Given problem -> Return the listing below verbatim. Pictures do not belong in the copy.

Material ->
● ● ● ● ● ● ●

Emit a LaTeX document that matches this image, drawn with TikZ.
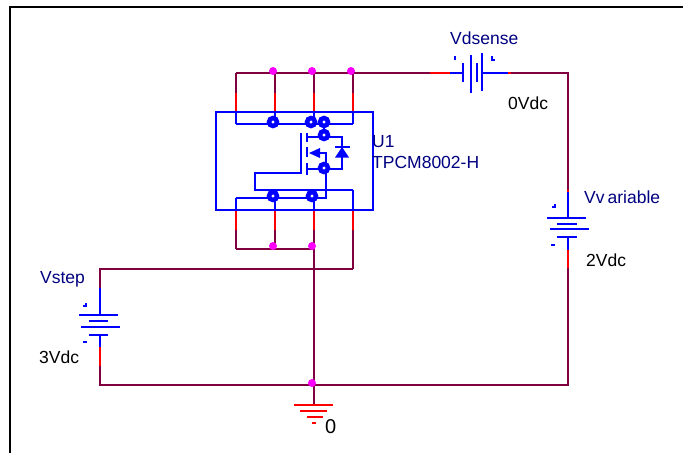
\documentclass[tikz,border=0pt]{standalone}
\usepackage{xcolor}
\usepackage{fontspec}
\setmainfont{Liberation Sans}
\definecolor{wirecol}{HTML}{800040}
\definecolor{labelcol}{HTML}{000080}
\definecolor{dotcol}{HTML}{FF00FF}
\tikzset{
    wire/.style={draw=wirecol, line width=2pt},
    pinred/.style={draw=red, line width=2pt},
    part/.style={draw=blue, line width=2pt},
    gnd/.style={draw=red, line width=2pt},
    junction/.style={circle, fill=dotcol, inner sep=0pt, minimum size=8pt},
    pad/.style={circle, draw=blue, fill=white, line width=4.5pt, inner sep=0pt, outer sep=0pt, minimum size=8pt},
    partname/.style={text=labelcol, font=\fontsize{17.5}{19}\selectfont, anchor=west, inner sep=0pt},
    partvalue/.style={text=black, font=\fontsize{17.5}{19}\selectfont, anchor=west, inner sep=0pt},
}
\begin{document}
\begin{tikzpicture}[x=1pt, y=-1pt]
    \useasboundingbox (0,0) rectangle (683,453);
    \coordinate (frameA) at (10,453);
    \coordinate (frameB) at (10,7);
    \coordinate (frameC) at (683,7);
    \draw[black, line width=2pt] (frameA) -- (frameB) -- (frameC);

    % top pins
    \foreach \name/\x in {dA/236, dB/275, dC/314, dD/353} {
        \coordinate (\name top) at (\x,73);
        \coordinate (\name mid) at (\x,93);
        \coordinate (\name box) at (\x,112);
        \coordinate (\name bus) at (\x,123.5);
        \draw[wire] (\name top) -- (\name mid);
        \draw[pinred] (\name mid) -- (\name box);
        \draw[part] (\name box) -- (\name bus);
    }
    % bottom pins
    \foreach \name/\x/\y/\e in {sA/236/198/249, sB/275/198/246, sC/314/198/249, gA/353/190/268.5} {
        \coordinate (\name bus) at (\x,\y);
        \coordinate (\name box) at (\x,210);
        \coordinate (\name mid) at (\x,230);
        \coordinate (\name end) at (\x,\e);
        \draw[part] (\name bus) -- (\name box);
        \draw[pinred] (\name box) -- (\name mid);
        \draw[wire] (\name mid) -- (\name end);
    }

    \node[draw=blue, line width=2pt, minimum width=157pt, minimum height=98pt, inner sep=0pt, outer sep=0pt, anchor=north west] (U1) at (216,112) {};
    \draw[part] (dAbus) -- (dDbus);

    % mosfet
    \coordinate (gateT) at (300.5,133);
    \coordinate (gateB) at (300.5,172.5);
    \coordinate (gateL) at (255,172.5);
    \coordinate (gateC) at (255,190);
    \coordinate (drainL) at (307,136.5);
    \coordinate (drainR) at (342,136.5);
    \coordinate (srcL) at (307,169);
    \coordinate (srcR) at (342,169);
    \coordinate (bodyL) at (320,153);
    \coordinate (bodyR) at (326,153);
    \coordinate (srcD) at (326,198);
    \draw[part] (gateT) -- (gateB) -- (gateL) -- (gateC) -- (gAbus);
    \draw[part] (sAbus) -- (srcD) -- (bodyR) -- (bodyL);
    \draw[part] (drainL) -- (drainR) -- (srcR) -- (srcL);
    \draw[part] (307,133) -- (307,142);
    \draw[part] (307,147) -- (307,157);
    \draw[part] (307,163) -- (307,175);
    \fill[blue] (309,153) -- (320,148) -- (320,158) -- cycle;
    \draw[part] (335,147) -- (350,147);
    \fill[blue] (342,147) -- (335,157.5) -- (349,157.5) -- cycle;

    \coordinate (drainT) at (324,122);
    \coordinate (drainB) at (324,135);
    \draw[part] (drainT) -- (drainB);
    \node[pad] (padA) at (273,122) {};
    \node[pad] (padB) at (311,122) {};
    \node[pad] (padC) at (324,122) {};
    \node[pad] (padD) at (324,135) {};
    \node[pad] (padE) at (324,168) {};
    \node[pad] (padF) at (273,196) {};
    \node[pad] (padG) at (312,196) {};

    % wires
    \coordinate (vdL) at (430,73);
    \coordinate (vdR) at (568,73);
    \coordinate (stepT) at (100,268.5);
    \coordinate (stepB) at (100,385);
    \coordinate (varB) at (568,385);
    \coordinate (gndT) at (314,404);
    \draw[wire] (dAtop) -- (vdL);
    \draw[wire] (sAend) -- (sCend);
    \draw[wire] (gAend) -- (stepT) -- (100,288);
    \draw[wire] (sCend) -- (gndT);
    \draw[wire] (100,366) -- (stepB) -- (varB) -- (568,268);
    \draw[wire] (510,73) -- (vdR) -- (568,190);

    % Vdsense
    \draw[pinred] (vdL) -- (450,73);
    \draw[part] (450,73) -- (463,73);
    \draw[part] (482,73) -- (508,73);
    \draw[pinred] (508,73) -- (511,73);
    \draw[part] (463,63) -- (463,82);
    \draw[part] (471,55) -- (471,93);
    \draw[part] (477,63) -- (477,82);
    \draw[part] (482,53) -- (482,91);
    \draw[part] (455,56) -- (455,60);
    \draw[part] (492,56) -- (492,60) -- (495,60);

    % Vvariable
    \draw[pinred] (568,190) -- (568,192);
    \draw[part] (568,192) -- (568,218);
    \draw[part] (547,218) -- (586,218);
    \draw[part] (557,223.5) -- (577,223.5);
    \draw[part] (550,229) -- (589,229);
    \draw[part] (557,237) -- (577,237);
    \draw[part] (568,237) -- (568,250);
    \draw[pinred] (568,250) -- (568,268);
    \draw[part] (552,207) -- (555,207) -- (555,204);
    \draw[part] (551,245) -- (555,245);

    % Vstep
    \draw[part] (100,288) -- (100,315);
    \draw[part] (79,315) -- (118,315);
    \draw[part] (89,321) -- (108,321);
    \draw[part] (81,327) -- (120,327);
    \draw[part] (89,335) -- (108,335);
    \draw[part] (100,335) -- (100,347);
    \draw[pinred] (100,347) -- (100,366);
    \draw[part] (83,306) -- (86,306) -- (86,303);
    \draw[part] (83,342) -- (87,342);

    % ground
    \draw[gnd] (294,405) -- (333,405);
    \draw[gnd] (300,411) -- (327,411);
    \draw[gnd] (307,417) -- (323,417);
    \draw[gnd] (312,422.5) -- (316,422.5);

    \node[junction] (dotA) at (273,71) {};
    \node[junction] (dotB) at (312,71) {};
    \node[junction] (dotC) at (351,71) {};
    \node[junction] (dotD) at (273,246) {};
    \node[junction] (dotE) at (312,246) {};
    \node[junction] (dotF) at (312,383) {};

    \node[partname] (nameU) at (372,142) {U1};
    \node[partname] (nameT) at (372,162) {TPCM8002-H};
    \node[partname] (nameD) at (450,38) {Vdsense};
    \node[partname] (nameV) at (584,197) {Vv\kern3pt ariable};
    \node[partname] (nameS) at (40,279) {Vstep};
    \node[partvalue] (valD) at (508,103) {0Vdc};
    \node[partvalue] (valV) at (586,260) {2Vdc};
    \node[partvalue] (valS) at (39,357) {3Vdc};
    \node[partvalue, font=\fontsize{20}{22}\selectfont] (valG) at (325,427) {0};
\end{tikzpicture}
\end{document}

● ● ● ● ● ● ●

Task answer ->
Emit a LaTeX document that matches this image, drawn with TikZ.
\documentclass[tikz,border=0pt]{standalone}
\usepackage{xcolor}
\usepackage{fontspec}
\setmainfont{Liberation Sans}
\definecolor{wirecol}{HTML}{800040}
\definecolor{labelcol}{HTML}{000080}
\definecolor{dotcol}{HTML}{FF00FF}
\tikzset{
    wire/.style={draw=wirecol, line width=2pt},
    pinred/.style={draw=red, line width=2pt},
    part/.style={draw=blue, line width=2pt},
    gnd/.style={draw=red, line width=2pt},
    junction/.style={circle, fill=dotcol, inner sep=0pt, minimum size=8pt},
    pad/.style={circle, draw=blue, fill=white, line width=4.5pt, inner sep=0pt, outer sep=0pt, minimum size=8pt},
    partname/.style={text=labelcol, font=\fontsize{17.5}{19}\selectfont, anchor=west, inner sep=0pt},
    partvalue/.style={text=black, font=\fontsize{17.5}{19}\selectfont, anchor=west, inner sep=0pt},
}
\begin{document}
\begin{tikzpicture}[x=1pt, y=-1pt]
    \useasboundingbox (0,0) rectangle (683,453);
    \coordinate (frameA) at (10,453);
    \coordinate (frameB) at (10,7);
    \coordinate (frameC) at (683,7);
    \draw[black, line width=2pt] (frameA) -- (frameB) -- (frameC);

    % top pins
    \foreach \name/\x in {dA/236, dB/275, dC/314, dD/353} {
        \coordinate (\name top) at (\x,73);
        \coordinate (\name mid) at (\x,93);
        \coordinate (\name box) at (\x,112);
        \coordinate (\name bus) at (\x,123.5);
        \draw[wire] (\name top) -- (\name mid);
        \draw[pinred] (\name mid) -- (\name box);
        \draw[part] (\name box) -- (\name bus);
    }
    % bottom pins
    \foreach \name/\x/\y/\e in {sA/236/198/249, sB/275/198/246, sC/314/198/249, gA/353/190/268.5} {
        \coordinate (\name bus) at (\x,\y);
        \coordinate (\name box) at (\x,210);
        \coordinate (\name mid) at (\x,230);
        \coordinate (\name end) at (\x,\e);
        \draw[part] (\name bus) -- (\name box);
        \draw[pinred] (\name box) -- (\name mid);
        \draw[wire] (\name mid) -- (\name end);
    }

    \node[draw=blue, line width=2pt, minimum width=157pt, minimum height=98pt, inner sep=0pt, outer sep=0pt, anchor=north west] (U1) at (216,112) {};
    \draw[part] (dAbus) -- (dDbus);

    % mosfet
    \coordinate (gateT) at (300.5,133);
    \coordinate (gateB) at (300.5,172.5);
    \coordinate (gateL) at (255,172.5);
    \coordinate (gateC) at (255,190);
    \coordinate (drainL) at (307,136.5);
    \coordinate (drainR) at (342,136.5);
    \coordinate (srcL) at (307,169);
    \coordinate (srcR) at (342,169);
    \coordinate (bodyL) at (320,153);
    \coordinate (bodyR) at (326,153);
    \coordinate (srcD) at (326,198);
    \draw[part] (gateT) -- (gateB) -- (gateL) -- (gateC) -- (gAbus);
    \draw[part] (sAbus) -- (srcD) -- (bodyR) -- (bodyL);
    \draw[part] (drainL) -- (drainR) -- (srcR) -- (srcL);
    \draw[part] (307,133) -- (307,142);
    \draw[part] (307,147) -- (307,157);
    \draw[part] (307,163) -- (307,175);
    \fill[blue] (309,153) -- (320,148) -- (320,158) -- cycle;
    \draw[part] (335,147) -- (350,147);
    \fill[blue] (342,147) -- (335,157.5) -- (349,157.5) -- cycle;

    \coordinate (drainT) at (324,122);
    \coordinate (drainB) at (324,135);
    \draw[part] (drainT) -- (drainB);
    \node[pad] (padA) at (273,122) {};
    \node[pad] (padB) at (311,122) {};
    \node[pad] (padC) at (324,122) {};
    \node[pad] (padD) at (324,135) {};
    \node[pad] (padE) at (324,168) {};
    \node[pad] (padF) at (273,196) {};
    \node[pad] (padG) at (312,196) {};

    % wires
    \coordinate (vdL) at (430,73);
    \coordinate (vdR) at (568,73);
    \coordinate (stepT) at (100,268.5);
    \coordinate (stepB) at (100,385);
    \coordinate (varB) at (568,385);
    \coordinate (gndT) at (314,404);
    \draw[wire] (dAtop) -- (vdL);
    \draw[wire] (sAend) -- (sCend);
    \draw[wire] (gAend) -- (stepT) -- (100,288);
    \draw[wire] (sCend) -- (gndT);
    \draw[wire] (100,366) -- (stepB) -- (varB) -- (568,268);
    \draw[wire] (510,73) -- (vdR) -- (568,190);

    % Vdsense
    \draw[pinred] (vdL) -- (450,73);
    \draw[part] (450,73) -- (463,73);
    \draw[part] (482,73) -- (508,73);
    \draw[pinred] (508,73) -- (511,73);
    \draw[part] (463,63) -- (463,82);
    \draw[part] (471,55) -- (471,93);
    \draw[part] (477,63) -- (477,82);
    \draw[part] (482,53) -- (482,91);
    \draw[part] (455,56) -- (455,60);
    \draw[part] (492,56) -- (492,60) -- (495,60);

    % Vvariable
    \draw[pinred] (568,190) -- (568,192);
    \draw[part] (568,192) -- (568,218);
    \draw[part] (547,218) -- (586,218);
    \draw[part] (557,223.5) -- (577,223.5);
    \draw[part] (550,229) -- (589,229);
    \draw[part] (557,237) -- (577,237);
    \draw[part] (568,237) -- (568,250);
    \draw[pinred] (568,250) -- (568,268);
    \draw[part] (552,207) -- (555,207) -- (555,204);
    \draw[part] (551,245) -- (555,245);

    % Vstep
    \draw[part] (100,288) -- (100,315);
    \draw[part] (79,315) -- (118,315);
    \draw[part] (89,321) -- (108,321);
    \draw[part] (81,327) -- (120,327);
    \draw[part] (89,335) -- (108,335);
    \draw[part] (100,335) -- (100,347);
    \draw[pinred] (100,347) -- (100,366);
    \draw[part] (83,306) -- (86,306) -- (86,303);
    \draw[part] (83,342) -- (87,342);

    % ground
    \draw[gnd] (294,405) -- (333,405);
    \draw[gnd] (300,411) -- (327,411);
    \draw[gnd] (307,417) -- (323,417);
    \draw[gnd] (312,422.5) -- (316,422.5);

    \node[junction] (dotA) at (273,71) {};
    \node[junction] (dotB) at (312,71) {};
    \node[junction] (dotC) at (351,71) {};
    \node[junction] (dotD) at (273,246) {};
    \node[junction] (dotE) at (312,246) {};
    \node[junction] (dotF) at (312,383) {};

    \node[partname] (nameU) at (372,142) {U1};
    \node[partname] (nameT) at (372,162) {TPCM8002-H};
    \node[partname] (nameD) at (450,38) {Vdsense};
    \node[partname] (nameV) at (584,197) {Vv\kern3pt ariable};
    \node[partname] (nameS) at (40,279) {Vstep};
    \node[partvalue] (valD) at (508,103) {0Vdc};
    \node[partvalue] (valV) at (586,260) {2Vdc};
    \node[partvalue] (valS) at (39,357) {3Vdc};
    \node[partvalue, font=\fontsize{20}{22}\selectfont] (valG) at (325,427) {0};
\end{tikzpicture}
\end{document}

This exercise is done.